There is the mistaken notion that democracy is elections once every four or five years to choose the people’s representatives, with the latter more or less left to their devices for the periods in between. Politicians take to the hustings to win the people’s mandate for a fixed period of time and once the elections are safely behind them, resort to all manner of irresponsibility, with scant regard for the interests of those who elected them. The people’s mandate should be a continuing process if there is to be greater accountability all round. That has been the missing link. The way things now are, it is a government of the people, by an elected few, largely for those few. The goal of the popular movement has been all but hijacked by the greedy few who have subverted democracy to their own ends. Instead of delivering the goods and good governance, the political big wigs have made democracy a perfunctory mechanism. And it is this failure to deliver that has by and large fomented the Maoist uprising. What they have delivered to the people are speeches, speeches and more speeches to the point where the coinage of their discourse has become debased. What they have shown is that their priorities are markedly different from that of the people, and that they will readily resort to political chicanery to cling to power.

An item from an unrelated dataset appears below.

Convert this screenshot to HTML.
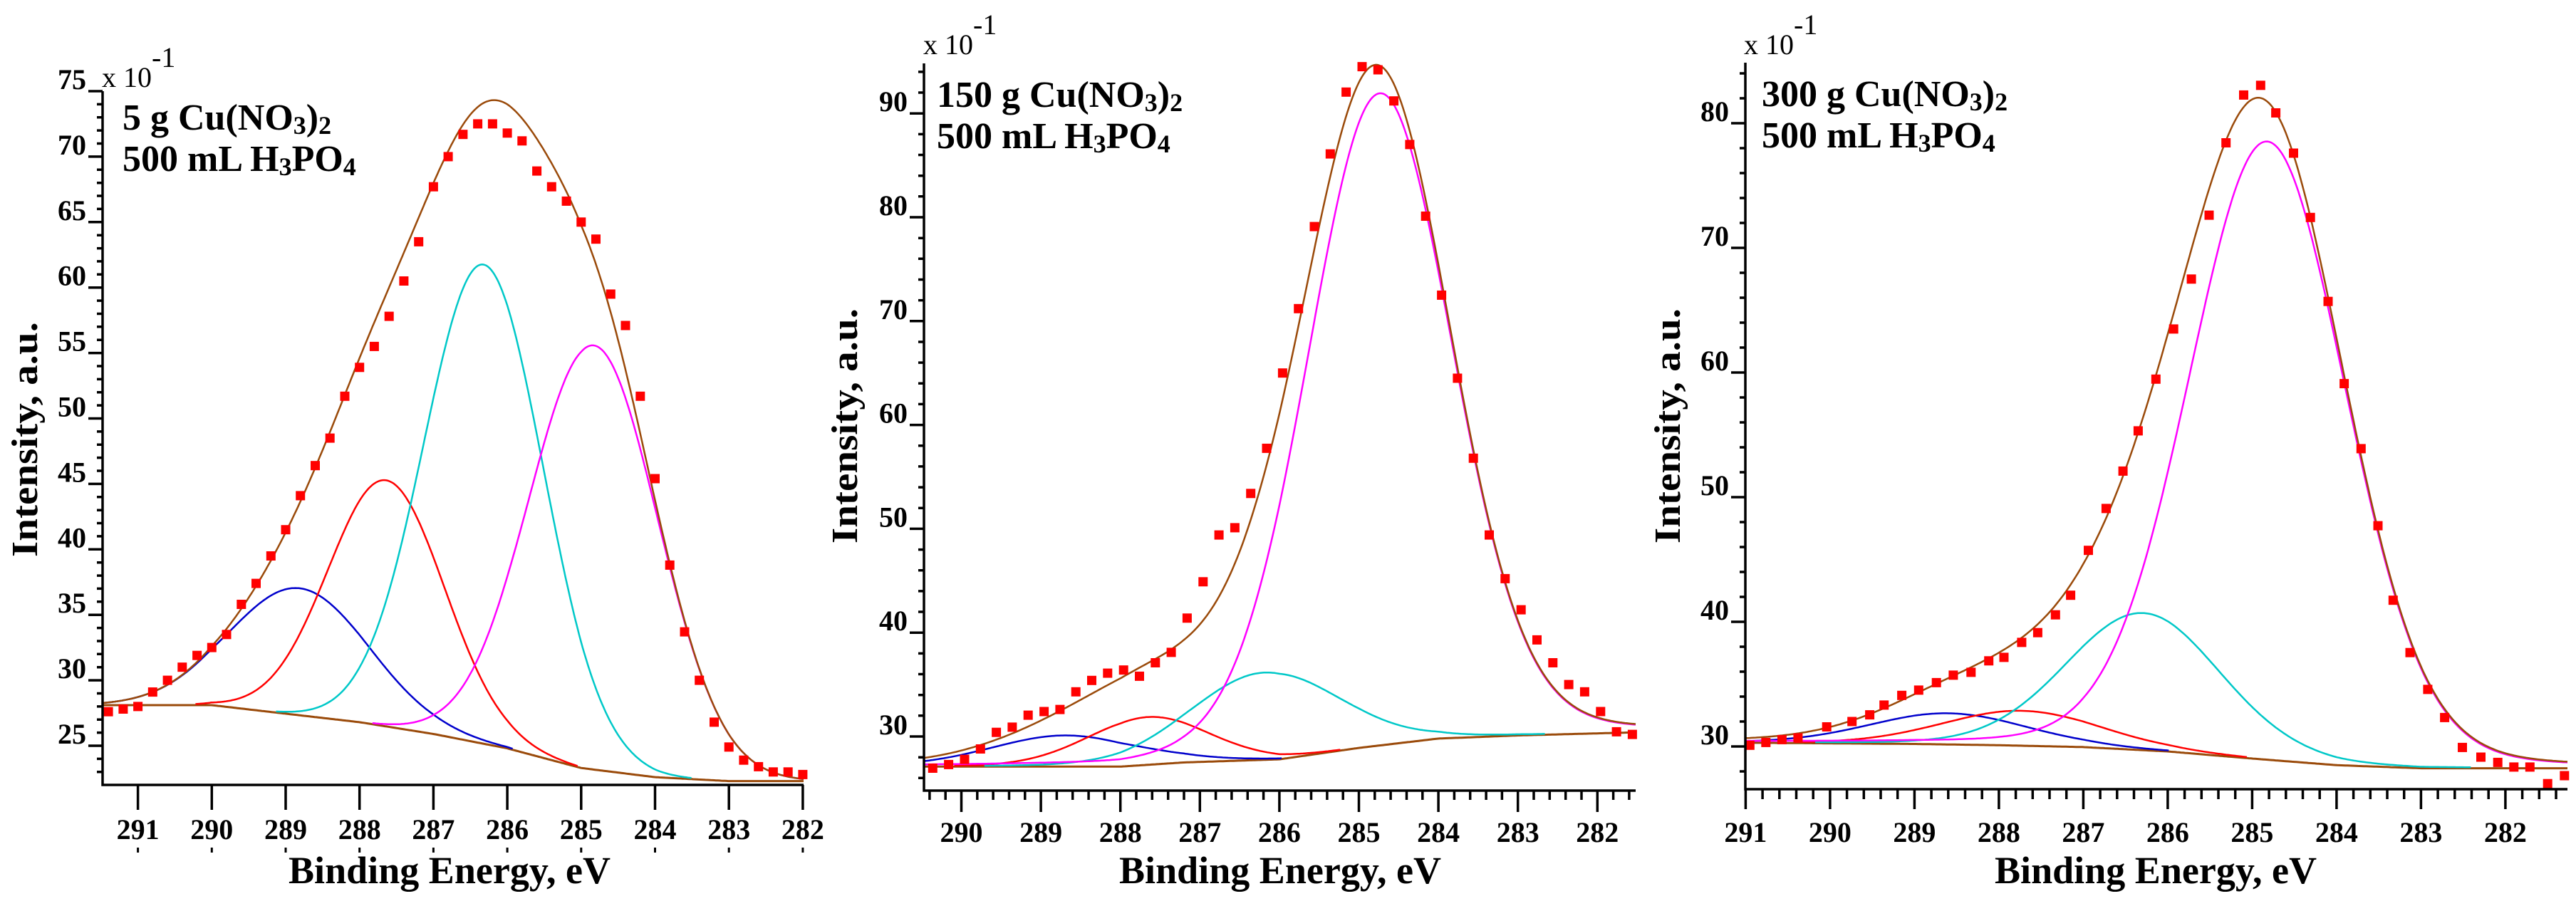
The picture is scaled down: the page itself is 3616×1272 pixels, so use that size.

If there is one single lesson, then that the past twelve years should have taught the people of this country, it is that politics is too important to be left to the politicians and governance too important to be left to the government. Civic duty does not end with the casting of the ballot when elections come around. They have to learn that continuous pressure has to be brought to bear on the elected rulers to keep them to the straight and narrow. That means the ability to lobby the corridors of power and bring pressure to bear on the politicians whose decisions frequently affect their lives in one way or another. These truths are beginning to dawn on sections of the population and there is greater effort at concerted action that will wake up our political bosses from their complacency. There is also much talk of local governance to bring power as close down as possible to the grassroots. Legislation like the CIAA bill and the one on impeachment are in the pipeline. No doubt there will be more incremental improvements to come. But the point is that had there been greater awareness of all this back in l990, we might not be feeling so let down now.